Exercise description>
Write out all the lines again, precisely as they stand, but without the images.

Data>
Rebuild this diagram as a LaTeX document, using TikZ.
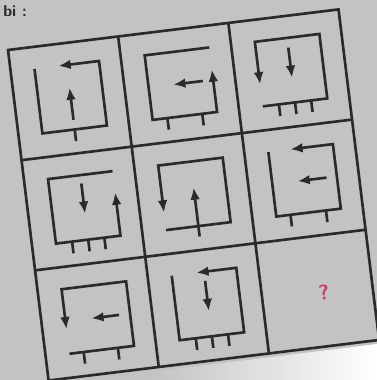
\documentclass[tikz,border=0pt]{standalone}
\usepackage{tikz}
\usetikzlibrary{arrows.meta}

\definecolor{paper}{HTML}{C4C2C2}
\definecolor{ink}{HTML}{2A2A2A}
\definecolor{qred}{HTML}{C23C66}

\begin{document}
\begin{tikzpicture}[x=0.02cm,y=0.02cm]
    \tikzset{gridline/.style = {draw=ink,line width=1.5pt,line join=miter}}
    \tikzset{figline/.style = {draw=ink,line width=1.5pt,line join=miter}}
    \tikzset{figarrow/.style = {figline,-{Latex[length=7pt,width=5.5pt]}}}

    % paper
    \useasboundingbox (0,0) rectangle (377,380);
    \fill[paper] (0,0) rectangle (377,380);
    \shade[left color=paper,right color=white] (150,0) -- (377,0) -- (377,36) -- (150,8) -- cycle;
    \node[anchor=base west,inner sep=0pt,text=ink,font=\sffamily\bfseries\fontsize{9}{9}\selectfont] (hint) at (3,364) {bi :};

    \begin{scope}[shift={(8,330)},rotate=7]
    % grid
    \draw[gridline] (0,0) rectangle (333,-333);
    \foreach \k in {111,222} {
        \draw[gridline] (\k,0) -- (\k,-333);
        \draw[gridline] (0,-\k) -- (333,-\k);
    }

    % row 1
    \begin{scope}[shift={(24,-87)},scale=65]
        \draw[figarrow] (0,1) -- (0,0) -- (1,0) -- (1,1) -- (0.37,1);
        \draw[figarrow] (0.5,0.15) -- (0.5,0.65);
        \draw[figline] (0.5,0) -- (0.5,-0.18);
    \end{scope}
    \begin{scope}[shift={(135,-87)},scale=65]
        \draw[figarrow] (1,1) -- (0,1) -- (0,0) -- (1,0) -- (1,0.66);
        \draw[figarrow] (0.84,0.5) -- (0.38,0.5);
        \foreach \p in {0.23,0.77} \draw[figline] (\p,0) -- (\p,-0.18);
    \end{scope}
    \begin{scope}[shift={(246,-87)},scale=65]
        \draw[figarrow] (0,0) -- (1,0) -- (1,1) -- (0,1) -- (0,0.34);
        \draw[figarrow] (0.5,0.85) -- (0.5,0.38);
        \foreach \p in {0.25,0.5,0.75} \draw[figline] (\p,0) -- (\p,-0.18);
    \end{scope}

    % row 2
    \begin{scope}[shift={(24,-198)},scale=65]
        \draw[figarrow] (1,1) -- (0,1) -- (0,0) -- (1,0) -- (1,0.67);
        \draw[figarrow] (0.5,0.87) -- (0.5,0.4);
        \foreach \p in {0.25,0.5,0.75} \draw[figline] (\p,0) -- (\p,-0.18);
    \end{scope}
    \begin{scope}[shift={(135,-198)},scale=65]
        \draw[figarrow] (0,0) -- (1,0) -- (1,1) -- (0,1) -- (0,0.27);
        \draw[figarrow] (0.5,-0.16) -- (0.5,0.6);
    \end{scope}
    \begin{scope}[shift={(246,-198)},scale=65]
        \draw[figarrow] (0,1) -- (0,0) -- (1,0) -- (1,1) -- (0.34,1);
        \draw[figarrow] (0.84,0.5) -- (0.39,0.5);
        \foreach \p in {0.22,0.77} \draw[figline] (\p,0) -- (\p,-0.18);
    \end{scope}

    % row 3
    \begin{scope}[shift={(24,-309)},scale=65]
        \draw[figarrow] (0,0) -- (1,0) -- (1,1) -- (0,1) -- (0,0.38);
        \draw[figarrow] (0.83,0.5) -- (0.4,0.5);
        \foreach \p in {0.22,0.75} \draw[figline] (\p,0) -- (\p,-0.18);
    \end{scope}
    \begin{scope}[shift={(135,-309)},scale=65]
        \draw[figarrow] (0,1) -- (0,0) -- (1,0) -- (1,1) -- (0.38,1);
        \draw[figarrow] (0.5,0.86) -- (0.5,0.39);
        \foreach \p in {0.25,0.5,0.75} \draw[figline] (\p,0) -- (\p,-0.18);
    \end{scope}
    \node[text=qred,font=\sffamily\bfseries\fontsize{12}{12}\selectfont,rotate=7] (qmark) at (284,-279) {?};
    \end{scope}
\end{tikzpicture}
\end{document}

Solution for this task>
Rebuild this diagram as a LaTeX document, using TikZ.
\documentclass[tikz,border=0pt]{standalone}
\usepackage{tikz}
\usetikzlibrary{arrows.meta}

\definecolor{paper}{HTML}{C4C2C2}
\definecolor{ink}{HTML}{2A2A2A}
\definecolor{qred}{HTML}{C23C66}

\begin{document}
\begin{tikzpicture}[x=0.02cm,y=0.02cm]
    \tikzset{gridline/.style = {draw=ink,line width=1.5pt,line join=miter}}
    \tikzset{figline/.style = {draw=ink,line width=1.5pt,line join=miter}}
    \tikzset{figarrow/.style = {figline,-{Latex[length=7pt,width=5.5pt]}}}

    % paper
    \useasboundingbox (0,0) rectangle (377,380);
    \fill[paper] (0,0) rectangle (377,380);
    \shade[left color=paper,right color=white] (150,0) -- (377,0) -- (377,36) -- (150,8) -- cycle;
    \node[anchor=base west,inner sep=0pt,text=ink,font=\sffamily\bfseries\fontsize{9}{9}\selectfont] (hint) at (3,364) {bi :};

    \begin{scope}[shift={(8,330)},rotate=7]
    % grid
    \draw[gridline] (0,0) rectangle (333,-333);
    \foreach \k in {111,222} {
        \draw[gridline] (\k,0) -- (\k,-333);
        \draw[gridline] (0,-\k) -- (333,-\k);
    }

    % row 1
    \begin{scope}[shift={(24,-87)},scale=65]
        \draw[figarrow] (0,1) -- (0,0) -- (1,0) -- (1,1) -- (0.37,1);
        \draw[figarrow] (0.5,0.15) -- (0.5,0.65);
        \draw[figline] (0.5,0) -- (0.5,-0.18);
    \end{scope}
    \begin{scope}[shift={(135,-87)},scale=65]
        \draw[figarrow] (1,1) -- (0,1) -- (0,0) -- (1,0) -- (1,0.66);
        \draw[figarrow] (0.84,0.5) -- (0.38,0.5);
        \foreach \p in {0.23,0.77} \draw[figline] (\p,0) -- (\p,-0.18);
    \end{scope}
    \begin{scope}[shift={(246,-87)},scale=65]
        \draw[figarrow] (0,0) -- (1,0) -- (1,1) -- (0,1) -- (0,0.34);
        \draw[figarrow] (0.5,0.85) -- (0.5,0.38);
        \foreach \p in {0.25,0.5,0.75} \draw[figline] (\p,0) -- (\p,-0.18);
    \end{scope}

    % row 2
    \begin{scope}[shift={(24,-198)},scale=65]
        \draw[figarrow] (1,1) -- (0,1) -- (0,0) -- (1,0) -- (1,0.67);
        \draw[figarrow] (0.5,0.87) -- (0.5,0.4);
        \foreach \p in {0.25,0.5,0.75} \draw[figline] (\p,0) -- (\p,-0.18);
    \end{scope}
    \begin{scope}[shift={(135,-198)},scale=65]
        \draw[figarrow] (0,0) -- (1,0) -- (1,1) -- (0,1) -- (0,0.27);
        \draw[figarrow] (0.5,-0.16) -- (0.5,0.6);
    \end{scope}
    \begin{scope}[shift={(246,-198)},scale=65]
        \draw[figarrow] (0,1) -- (0,0) -- (1,0) -- (1,1) -- (0.34,1);
        \draw[figarrow] (0.84,0.5) -- (0.39,0.5);
        \foreach \p in {0.22,0.77} \draw[figline] (\p,0) -- (\p,-0.18);
    \end{scope}

    % row 3
    \begin{scope}[shift={(24,-309)},scale=65]
        \draw[figarrow] (0,0) -- (1,0) -- (1,1) -- (0,1) -- (0,0.38);
        \draw[figarrow] (0.83,0.5) -- (0.4,0.5);
        \foreach \p in {0.22,0.75} \draw[figline] (\p,0) -- (\p,-0.18);
    \end{scope}
    \begin{scope}[shift={(135,-309)},scale=65]
        \draw[figarrow] (0,1) -- (0,0) -- (1,0) -- (1,1) -- (0.38,1);
        \draw[figarrow] (0.5,0.86) -- (0.5,0.39);
        \foreach \p in {0.25,0.5,0.75} \draw[figline] (\p,0) -- (\p,-0.18);
    \end{scope}
    \node[text=qred,font=\sffamily\bfseries\fontsize{12}{12}\selectfont,rotate=7] (qmark) at (284,-279) {?};
    \end{scope}
\end{tikzpicture}
\end{document}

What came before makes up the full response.